The second eye of the storm is even more pernicious.  To understand the situation in Sheikh Jarrah, you really have to go there.  You have to see for yourself these few buildings that have recently been taken over by Jewish settlers in the middle of a dense Palestinian neighborhood.  The houses are literally wrapped in Israeli flags. Everything about them cries provocation.  The Palestinian families that lived in them until their evacuation several months ago are now living in makeshift encampments opposite their former houses.  Israeli police and military are present in large numbers.  They ensure the safety of the settlers.  They harass – sometimes violently – the weekly demonstrators, Israelis and Palestinians together, who every Friday march to protest this new outrage.  But they do little to protect the Palestinian neighbors from the heckling and even violence of the newcomers.

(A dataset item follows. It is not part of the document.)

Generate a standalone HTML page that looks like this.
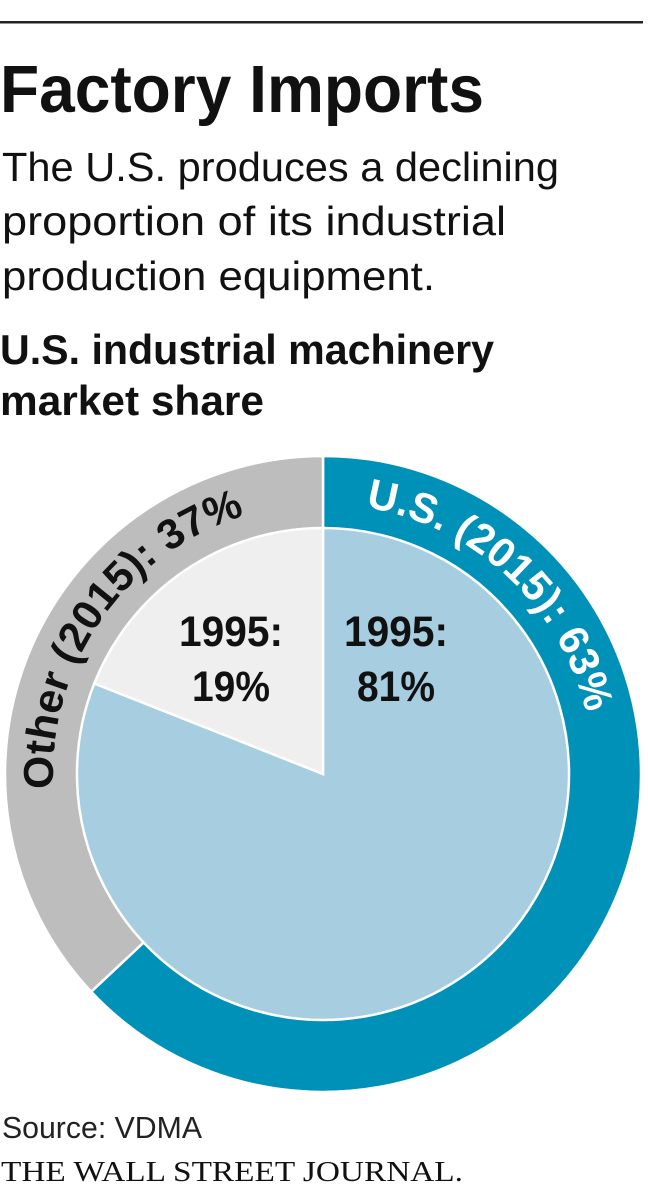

Sheikh Jarrah also includes the Shepherd Hotel Compound, where the approval of twenty settler units was announced on the day Netanyahu was in Washington, and thus got some press attention.  It is actually but one of several such projects recently gaining ground but not always noticed by the press, including the six-story “Beit Yehonatan” in the large Palestinian village of Silwan, and a new settlement in the Palestinian village E-Tur on top of the Mount of Olives.  These are completely different types of construction projects.  They are hardly a response to natural urban growth, like Ramat Shlomo or the other large neighborhoods.  Rather, they are small Israeli beachheads in the middle of well established and densely built Palestinian neighborhoods.  They are ideologically driven and populated by settlers of the most aggressive type, whose behavior grates even many in the broader settler communities (Recently the small settler community in Sheikh Jarrah was filmed singing songs of praise for Baruch Goldstein, a Jewish terrorist who killed dozens of Muslims during prayer in Hebron in 1994; and singing so loudly that their Palestinian neighbors could not but hear every word).  The goals of these small settler enclaves is to proclaim Jewish superiority everywhere, while disrupting the tissue of co-existence that depends on leaving Palestinians spaces of their own.

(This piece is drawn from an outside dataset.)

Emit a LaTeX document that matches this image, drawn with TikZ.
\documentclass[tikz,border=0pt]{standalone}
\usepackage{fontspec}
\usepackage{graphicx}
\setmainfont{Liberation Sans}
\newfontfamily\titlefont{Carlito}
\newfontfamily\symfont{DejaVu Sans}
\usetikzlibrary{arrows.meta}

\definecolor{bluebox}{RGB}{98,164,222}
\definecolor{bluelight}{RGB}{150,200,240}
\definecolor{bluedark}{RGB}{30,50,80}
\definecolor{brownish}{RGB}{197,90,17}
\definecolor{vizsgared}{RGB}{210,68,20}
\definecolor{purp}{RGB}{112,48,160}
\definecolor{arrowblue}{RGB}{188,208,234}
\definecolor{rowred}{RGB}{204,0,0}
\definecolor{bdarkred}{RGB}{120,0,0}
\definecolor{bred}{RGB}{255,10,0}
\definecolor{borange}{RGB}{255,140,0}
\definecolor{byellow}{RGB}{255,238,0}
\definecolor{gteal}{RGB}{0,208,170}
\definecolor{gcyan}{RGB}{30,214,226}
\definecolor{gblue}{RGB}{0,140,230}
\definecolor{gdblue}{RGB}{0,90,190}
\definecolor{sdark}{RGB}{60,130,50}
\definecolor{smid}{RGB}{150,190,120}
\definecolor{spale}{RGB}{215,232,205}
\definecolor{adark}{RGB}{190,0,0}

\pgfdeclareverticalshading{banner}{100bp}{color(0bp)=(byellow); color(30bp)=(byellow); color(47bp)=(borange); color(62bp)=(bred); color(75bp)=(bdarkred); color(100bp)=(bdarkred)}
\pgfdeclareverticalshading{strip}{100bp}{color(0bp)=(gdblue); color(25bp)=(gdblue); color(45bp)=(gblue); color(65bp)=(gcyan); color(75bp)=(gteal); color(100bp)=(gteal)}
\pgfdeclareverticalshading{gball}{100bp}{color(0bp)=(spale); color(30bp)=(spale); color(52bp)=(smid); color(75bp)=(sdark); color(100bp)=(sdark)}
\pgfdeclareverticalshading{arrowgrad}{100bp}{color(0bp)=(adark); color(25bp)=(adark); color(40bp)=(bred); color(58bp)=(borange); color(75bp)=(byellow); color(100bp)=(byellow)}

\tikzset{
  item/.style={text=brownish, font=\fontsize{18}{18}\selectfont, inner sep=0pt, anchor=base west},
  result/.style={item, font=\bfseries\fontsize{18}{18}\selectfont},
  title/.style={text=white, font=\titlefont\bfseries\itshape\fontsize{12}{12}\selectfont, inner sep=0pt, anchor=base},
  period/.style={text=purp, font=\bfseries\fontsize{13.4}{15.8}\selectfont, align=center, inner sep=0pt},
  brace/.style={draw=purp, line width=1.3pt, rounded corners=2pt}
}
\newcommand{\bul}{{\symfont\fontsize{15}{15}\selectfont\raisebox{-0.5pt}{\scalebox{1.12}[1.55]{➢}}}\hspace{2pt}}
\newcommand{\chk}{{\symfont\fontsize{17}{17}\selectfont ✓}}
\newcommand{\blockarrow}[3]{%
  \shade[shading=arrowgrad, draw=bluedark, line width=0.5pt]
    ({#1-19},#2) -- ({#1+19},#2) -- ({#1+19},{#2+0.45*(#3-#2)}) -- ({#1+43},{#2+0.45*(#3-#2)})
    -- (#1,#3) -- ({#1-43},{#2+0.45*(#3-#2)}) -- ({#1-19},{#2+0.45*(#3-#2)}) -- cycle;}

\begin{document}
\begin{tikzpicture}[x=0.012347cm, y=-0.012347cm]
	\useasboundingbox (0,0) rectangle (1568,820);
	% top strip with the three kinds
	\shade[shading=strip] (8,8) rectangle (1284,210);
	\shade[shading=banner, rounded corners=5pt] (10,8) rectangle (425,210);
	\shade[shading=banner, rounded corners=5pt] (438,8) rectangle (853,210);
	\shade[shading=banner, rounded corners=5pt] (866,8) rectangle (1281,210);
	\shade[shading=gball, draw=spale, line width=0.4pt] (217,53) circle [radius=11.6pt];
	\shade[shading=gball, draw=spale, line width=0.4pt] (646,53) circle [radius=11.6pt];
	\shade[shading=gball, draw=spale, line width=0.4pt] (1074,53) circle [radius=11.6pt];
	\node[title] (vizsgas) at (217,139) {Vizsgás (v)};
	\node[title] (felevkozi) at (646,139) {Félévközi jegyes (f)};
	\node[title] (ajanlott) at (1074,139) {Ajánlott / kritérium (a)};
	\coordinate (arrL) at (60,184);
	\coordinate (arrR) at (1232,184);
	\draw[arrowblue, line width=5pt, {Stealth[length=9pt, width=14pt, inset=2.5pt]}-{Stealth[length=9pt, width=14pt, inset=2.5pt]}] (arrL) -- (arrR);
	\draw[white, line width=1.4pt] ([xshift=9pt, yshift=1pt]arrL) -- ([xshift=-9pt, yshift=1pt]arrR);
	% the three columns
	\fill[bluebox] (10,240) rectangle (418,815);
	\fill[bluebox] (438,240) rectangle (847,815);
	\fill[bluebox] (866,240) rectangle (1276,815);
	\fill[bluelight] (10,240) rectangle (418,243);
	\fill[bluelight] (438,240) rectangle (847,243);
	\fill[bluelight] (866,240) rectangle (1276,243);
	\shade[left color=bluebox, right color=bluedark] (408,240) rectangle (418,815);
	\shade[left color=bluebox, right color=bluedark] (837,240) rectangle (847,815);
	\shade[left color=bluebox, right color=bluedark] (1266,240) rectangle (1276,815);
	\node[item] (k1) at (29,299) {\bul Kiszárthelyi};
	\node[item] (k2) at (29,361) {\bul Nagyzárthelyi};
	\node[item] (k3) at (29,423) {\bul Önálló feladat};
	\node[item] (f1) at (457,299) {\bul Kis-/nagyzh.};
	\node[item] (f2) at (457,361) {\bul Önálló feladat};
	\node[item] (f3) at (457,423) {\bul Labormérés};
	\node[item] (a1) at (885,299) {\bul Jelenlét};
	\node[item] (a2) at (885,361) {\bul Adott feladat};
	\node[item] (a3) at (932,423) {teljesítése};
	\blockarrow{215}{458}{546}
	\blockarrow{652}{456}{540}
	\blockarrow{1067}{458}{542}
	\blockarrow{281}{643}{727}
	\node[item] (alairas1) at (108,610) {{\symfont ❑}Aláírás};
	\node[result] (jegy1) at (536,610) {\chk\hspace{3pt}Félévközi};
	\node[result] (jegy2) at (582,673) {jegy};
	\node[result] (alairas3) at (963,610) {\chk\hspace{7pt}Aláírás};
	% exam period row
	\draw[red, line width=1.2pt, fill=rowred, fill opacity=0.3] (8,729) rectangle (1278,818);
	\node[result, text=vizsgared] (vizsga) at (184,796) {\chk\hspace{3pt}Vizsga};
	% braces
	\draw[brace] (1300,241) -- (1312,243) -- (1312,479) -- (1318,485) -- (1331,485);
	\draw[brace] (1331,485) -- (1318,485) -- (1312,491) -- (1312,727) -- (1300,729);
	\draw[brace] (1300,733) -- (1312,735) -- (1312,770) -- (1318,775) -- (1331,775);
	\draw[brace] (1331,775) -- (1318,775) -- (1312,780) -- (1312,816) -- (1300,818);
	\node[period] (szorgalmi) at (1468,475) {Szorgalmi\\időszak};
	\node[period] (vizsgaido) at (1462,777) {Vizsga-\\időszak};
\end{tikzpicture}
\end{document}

In every case the government and the municipality – currently run by a right-wing mayor, Nir Barkat, who seems all too eager to stoke any fire that comes his way – put forth arguments that supposedly justify the invasion.  Some are legal arguments about ownership, sometimes going back eighty years (as in the case of Sheikh Jarrah) and sometimes based on a recent purchase (as in the case of the Shepherd Hotel).  Some are historical arguments, mobilizing traditional Jewish associations of those particular spots – partly true, partly invented or stretched – to buttress a claim from times immemorial.  But the goal, the methods, and the consequences are always the same:  an intrusive encroachment into Palestinian space, eyesore houses emblazoned with Israeli flags, aggressive settlers that often seek confrontation with the neighboring Palestinians, and a permanent disruptive presence of Israeli military and police that inevitably follow the settlers.  That the legal argument is but a veneer is demonstrated by the fact that ever since the incongruous high-rise intrusion into the Palestinian village of Silwan, named by the settlers “Yehonatan House,” was declared by Israeli courts illegal and due for immediate demolition, Jerusalem’s mayor has openly defied this ruling.

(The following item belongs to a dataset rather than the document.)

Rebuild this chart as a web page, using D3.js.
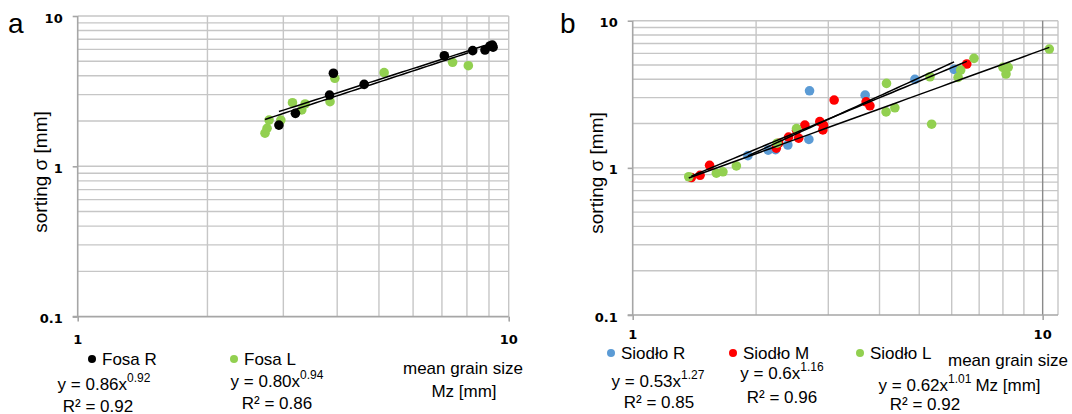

In terms of sheer damage to co-existence in a complicated city, therefore, twenty units in Sheikh Jarrah sow more immediate hatred than 1600 units in Ramat Shlomo.  To present such aggressive acts as a continuation of the policies of Israeli governments over 43 years is simply untrue.  Until recently, Israeli governments carefully avoided such conflicts, and thus allowed Jewish-Arab coexistence in the Holy City to remain surprisingly resilient in the face of many challenges during the first generation after 1967.  Efforts to disrupt this pattern began by individuals and small groups, often with private American funding.  Their intensification over the last decade and a half has largely flown under the radar, despite being a development with momentous consequences (much greater, say, than those of the settlement ‘outposts’ that have received so much attention).  Their protestations of innocence notwithstanding, the support for this game-changing policy from Netanyahu’s government together with the zealous mayor of Jerusalem is unprecedented.

I grew up in a divided Jerusalem.  I know full well why such an urban reality cannot and should not return.  I then spent many years as a tour guide in Jerusalem, and have a deep investment in its 3000 years of history, with its rich cultural and religious associations.  Until recently, I have also believed that, despite the overblown rhetoric that Jerusalem inevitably elicits, the actual political problem it posits can lend itself to a reasonable solution.  That Jerusalem is not in truth “united” is what makes such a solution possible.  It has clearly Jewish parts and clearly Arab parts, and those function well independently of each other.  Jews and Arabs mingle but can also retreat to their own space.  An operational modus vivendi, in other words, already exists.  Jerusalem’s overload of holiness is centered in a very small area in and around the Old City:  several reasonable solutions for this “holy basin” have been suggested, combining pragmatic arrangements on the ground with creative fudging of the ultimate sovereignty which can be left in the hands of God.  And as for the symbols of real national sovereignty, if you actually mark on a map the Israeli “capitol hill,” that is the hill that houses the Knesset, the main Government Ministries and the Supreme Court, and then the Palestinian projected “capitol hill” in Abu Dis, a township on the Mount of Olives, you will discover that they are more or less equidistant from the holy places in the Old City.  A perfect geographic basis for a balanced urban compromise.

Netanyahu’s government is deliberately undermining this balance and rapidly changing the urban circumstances, thus rendering a compromise less and less likely.  As it turns out, counter to Netanyahu’s claims, these actions are not in the Israeli vaunted “Consensus.” Even at this juncture when the left in Israel is unprecedently weak, many Israelis (42% according to a recent poll) oppose these new Israeli policies and support a complete freeze of Israeli construction in East Jerusalem.  The U.S. should not let manipulative rhetoric about the eternal city and 3000 years of history obfuscate the actual intersection of historical and geographic facts, nor stand in the way of the policy conclusions that must be drawn from them.